### Data section
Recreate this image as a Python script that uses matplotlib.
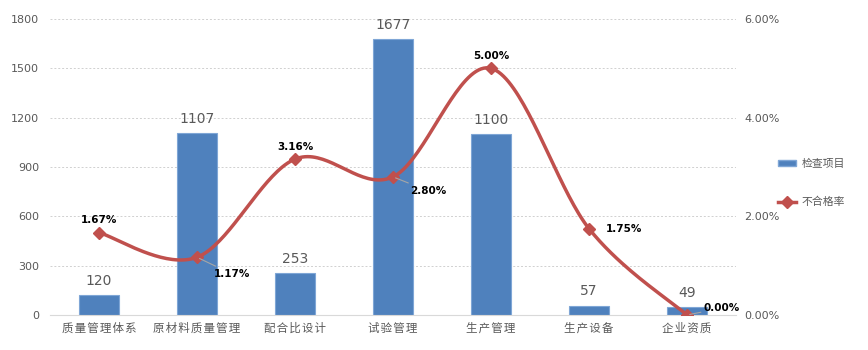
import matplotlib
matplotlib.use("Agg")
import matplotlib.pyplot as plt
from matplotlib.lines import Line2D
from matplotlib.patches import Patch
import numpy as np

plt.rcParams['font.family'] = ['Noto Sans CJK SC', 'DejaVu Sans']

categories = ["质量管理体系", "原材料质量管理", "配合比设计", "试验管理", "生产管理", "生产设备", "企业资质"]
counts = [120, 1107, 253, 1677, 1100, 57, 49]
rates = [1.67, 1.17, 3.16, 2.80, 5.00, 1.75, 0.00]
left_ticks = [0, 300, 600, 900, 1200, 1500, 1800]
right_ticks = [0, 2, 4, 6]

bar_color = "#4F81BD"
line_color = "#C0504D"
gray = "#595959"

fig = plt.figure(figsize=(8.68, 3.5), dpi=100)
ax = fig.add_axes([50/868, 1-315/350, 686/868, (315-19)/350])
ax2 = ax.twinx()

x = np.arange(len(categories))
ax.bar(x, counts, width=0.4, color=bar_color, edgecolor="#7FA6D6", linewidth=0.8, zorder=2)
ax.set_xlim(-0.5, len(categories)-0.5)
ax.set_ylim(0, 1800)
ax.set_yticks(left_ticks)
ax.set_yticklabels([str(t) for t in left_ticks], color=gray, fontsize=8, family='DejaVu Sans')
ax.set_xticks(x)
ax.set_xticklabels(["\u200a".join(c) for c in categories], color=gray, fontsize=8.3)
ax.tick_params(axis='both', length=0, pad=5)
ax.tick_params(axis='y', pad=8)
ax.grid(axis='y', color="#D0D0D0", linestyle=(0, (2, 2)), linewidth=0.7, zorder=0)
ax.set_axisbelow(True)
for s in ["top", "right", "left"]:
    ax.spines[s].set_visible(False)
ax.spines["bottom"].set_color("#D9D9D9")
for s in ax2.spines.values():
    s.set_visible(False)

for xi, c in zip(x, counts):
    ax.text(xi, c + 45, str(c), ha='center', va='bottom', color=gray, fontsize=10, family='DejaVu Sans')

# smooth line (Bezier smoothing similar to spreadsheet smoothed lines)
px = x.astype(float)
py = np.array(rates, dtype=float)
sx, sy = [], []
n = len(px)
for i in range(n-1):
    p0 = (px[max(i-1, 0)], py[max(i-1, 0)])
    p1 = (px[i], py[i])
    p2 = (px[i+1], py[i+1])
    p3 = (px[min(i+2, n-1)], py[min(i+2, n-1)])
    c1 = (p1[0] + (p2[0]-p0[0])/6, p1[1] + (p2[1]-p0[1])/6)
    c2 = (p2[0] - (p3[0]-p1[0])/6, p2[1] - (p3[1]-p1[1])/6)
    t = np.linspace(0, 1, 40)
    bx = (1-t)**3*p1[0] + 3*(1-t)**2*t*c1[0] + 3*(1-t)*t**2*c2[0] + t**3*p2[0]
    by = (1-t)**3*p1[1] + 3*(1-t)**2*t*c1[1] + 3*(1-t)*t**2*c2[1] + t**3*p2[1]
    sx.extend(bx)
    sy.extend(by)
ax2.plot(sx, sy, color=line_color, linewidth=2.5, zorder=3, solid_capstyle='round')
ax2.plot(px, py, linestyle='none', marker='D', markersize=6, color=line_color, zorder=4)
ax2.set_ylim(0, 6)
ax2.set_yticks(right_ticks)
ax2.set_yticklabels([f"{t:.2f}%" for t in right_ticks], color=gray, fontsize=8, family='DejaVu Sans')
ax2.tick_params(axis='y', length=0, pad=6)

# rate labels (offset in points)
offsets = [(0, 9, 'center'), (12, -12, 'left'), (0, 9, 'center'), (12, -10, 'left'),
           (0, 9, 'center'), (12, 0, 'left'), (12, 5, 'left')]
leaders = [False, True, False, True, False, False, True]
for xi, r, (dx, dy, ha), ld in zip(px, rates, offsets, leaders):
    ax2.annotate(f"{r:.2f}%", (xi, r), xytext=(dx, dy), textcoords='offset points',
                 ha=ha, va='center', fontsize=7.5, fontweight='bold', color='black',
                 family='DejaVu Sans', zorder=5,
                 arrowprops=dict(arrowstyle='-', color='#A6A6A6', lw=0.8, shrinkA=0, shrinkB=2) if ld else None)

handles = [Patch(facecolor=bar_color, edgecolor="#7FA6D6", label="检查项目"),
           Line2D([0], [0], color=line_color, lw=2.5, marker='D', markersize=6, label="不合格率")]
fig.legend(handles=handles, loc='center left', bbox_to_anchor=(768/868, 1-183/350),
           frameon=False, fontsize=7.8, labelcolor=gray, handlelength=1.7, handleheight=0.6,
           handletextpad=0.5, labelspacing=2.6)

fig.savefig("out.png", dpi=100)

### Required work
Leave out the pictures, then repeat the listing above exactly from its first line to the line with "ax2 = ax.twinx()", inclusive.

### Final result
Recreate this image as a Python script that uses matplotlib.
import matplotlib
matplotlib.use("Agg")
import matplotlib.pyplot as plt
from matplotlib.lines import Line2D
from matplotlib.patches import Patch
import numpy as np

plt.rcParams['font.family'] = ['Noto Sans CJK SC', 'DejaVu Sans']

categories = ["质量管理体系", "原材料质量管理", "配合比设计", "试验管理", "生产管理", "生产设备", "企业资质"]
counts = [120, 1107, 253, 1677, 1100, 57, 49]
rates = [1.67, 1.17, 3.16, 2.80, 5.00, 1.75, 0.00]
left_ticks = [0, 300, 600, 900, 1200, 1500, 1800]
right_ticks = [0, 2, 4, 6]

bar_color = "#4F81BD"
line_color = "#C0504D"
gray = "#595959"

fig = plt.figure(figsize=(8.68, 3.5), dpi=100)
ax = fig.add_axes([50/868, 1-315/350, 686/868, (315-19)/350])
ax2 = ax.twinx()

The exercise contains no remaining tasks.